By Dustin Rowles | TV | June 10, 2009 |
By Dustin Rowles | TV | June 10, 2009 |
I could’ve written an entire review of ABC’s obstacle-course, kick-in-the-junk porn “Wipeout,” after watching less than five minutes of the show. It’s a blue-ball sack of mental depravity, a show some dumb that even Johnny Damon and Shia LaBeouf could follow along. I’d call it retarded, but I wouldn’t want to insult the intelligence of Jimmy Fallon. It is sublimely moronic, an Al Pacino Hoo-HA of crap.
Yet I watched the whole goddamn show. And I laughed more times than I care to admit. And afterward, I called in my far more serious-minded wife and forced her to watch five minutes of the show. And when she wasn’t questioning the show’s logic or worried about the safety of the contestants, she too guffawed periodically, although she still had enough residual mental wherewithal remaining to extract herself at the commercial break, leaving me in a guilt puddle, a fetal ball of shame, left with three brain cells, temporary CAPS LOCK paralysis, and a permanent twitch.
For those of you blessedly unfamiliar with “Wipeout,” try to ensure that you never encounter it. Don’t even turn on your television on Wednesday nights, and if you forget and inadvertently flip past it, Oedipalize your eyeballs and scurry from the room. It’s nearly impossible to look away from, which is why it was last summer’s top rated show among adults 18-49. Combine face plants, belly flops, and junk-busting pirouettes with a target audience that lacks willpower, and you’ve got a hit on your hands. “Wipeout” is “America’s Funniest Home” videos on an obstacle course of shame, only in this case, the people taking jarring ooofs to the face are doing so voluntarily.
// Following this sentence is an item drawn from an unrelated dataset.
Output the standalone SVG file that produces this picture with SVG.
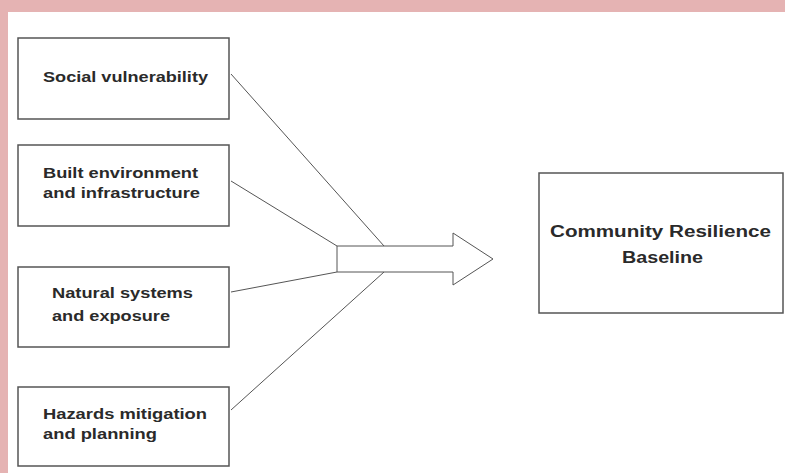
<svg xmlns="http://www.w3.org/2000/svg" width="785" height="473" viewBox="0 0 785 473">
<style>
.box{fill:#fff;stroke:#555;stroke-width:1.5}
.t{font-family:"Liberation Sans",Arial,sans-serif;font-weight:bold;font-size:15px;fill:#2a2a2a}
.b{font-size:16px}
.c{fill:none;stroke:#555;stroke-width:1}
</style>
<rect x="0" y="0" width="785" height="473" fill="#fff"/>
<rect x="0" y="0" width="785" height="12" fill="#e5b3b3"/>
<rect x="0" y="0" width="8" height="473" fill="#e5b3b3"/>
<g id="n1"><rect class="box" x="18" y="38" width="211" height="81"/><text class="t" x="43" y="82" textLength="165" lengthAdjust="spacingAndGlyphs">Social vulnerability</text></g>
<g id="n2"><rect class="box" x="18" y="145" width="211" height="81"/><text class="t" x="43" y="178" textLength="155" lengthAdjust="spacingAndGlyphs">Built environment</text><text class="t" x="43" y="198" textLength="157" lengthAdjust="spacingAndGlyphs">and infrastructure</text></g>
<g id="n3"><rect class="box" x="18" y="267" width="211" height="80"/><text class="t" x="52" y="298" textLength="141" lengthAdjust="spacingAndGlyphs">Natural systems</text><text class="t" x="52" y="321" textLength="118" lengthAdjust="spacingAndGlyphs">and exposure</text></g>
<g id="n4"><rect class="box" x="18" y="387" width="211" height="79"/><text class="t" x="43" y="419" textLength="164" lengthAdjust="spacingAndGlyphs">Hazards mitigation</text><text class="t" x="43" y="439" textLength="114" lengthAdjust="spacingAndGlyphs">and planning</text></g>
<g id="n5"><rect class="box" x="539" y="173" width="244" height="140"/><text class="t b" x="550" y="237" textLength="221" lengthAdjust="spacingAndGlyphs">Community Resilience</text><text class="t b" x="622" y="263" textLength="81" lengthAdjust="spacingAndGlyphs">Baseline</text></g>
<g id="arrow"><path class="c" d="M337,246 H453 V233 L493,259 L453,285 V272 H337 Z"/></g>
<g id="connectors">
<line class="c" x1="231" y1="74" x2="384" y2="246"/>
<line class="c" x1="231" y1="181" x2="337" y2="246"/>
<line class="c" x1="231" y1="292" x2="337" y2="272"/>
<line class="c" x1="231" y1="410" x2="384" y2="272"/>
</g>
</svg>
It’s a simple show tailor made for drunks and the concussed. Twenty-four contestants take turns tackling an impossible, foam-covered obstacle course for the chance at winning $50,000. There are three rounds; the first is the best because it apparently is impossible to actually complete any leg of it. There are four legs of floating obstacles, and of the 24 contestants I watched, only one man — by complete accident — even came close to finishing one of them and that’s because his momentum nearly bounced him over three giant inflated bouncy balls and onto his stomach. The point, I take it, is not to actually complete any one of the obstacles, but to withstand the foam-covered brutality and humiliation and keep going.
And in “Wipeout,” overweight contestants are your friend.
The middle two rounds, which narrow the field down to a final four, aren’t as compelling, although there is some joy in watching six people spun around several minutes and then asked to run through a door that’s also spinning. It all leads to the Final Wipeout Challenge, which is hard enough that — in the episode I watched — one person quit before finishing and another was disqualified due to injury. And despite all the padding, the helmets, and the teeth guards, there actually does seem to be a decent threat of actual danger, at least by drowning (all the courses are on water).
John Henson, formerly of “Talk Soup” and ESPN’s John Anderson host, which basically amounts to mocking the contestants with a series of puns, although they do manage to land a decent joke every few minutes. But the show would probably be even more shamefully fun to watch if it was muted and you supplied your own running commentary, preferably while huffing paint fumes. It provides the ideal watching experience.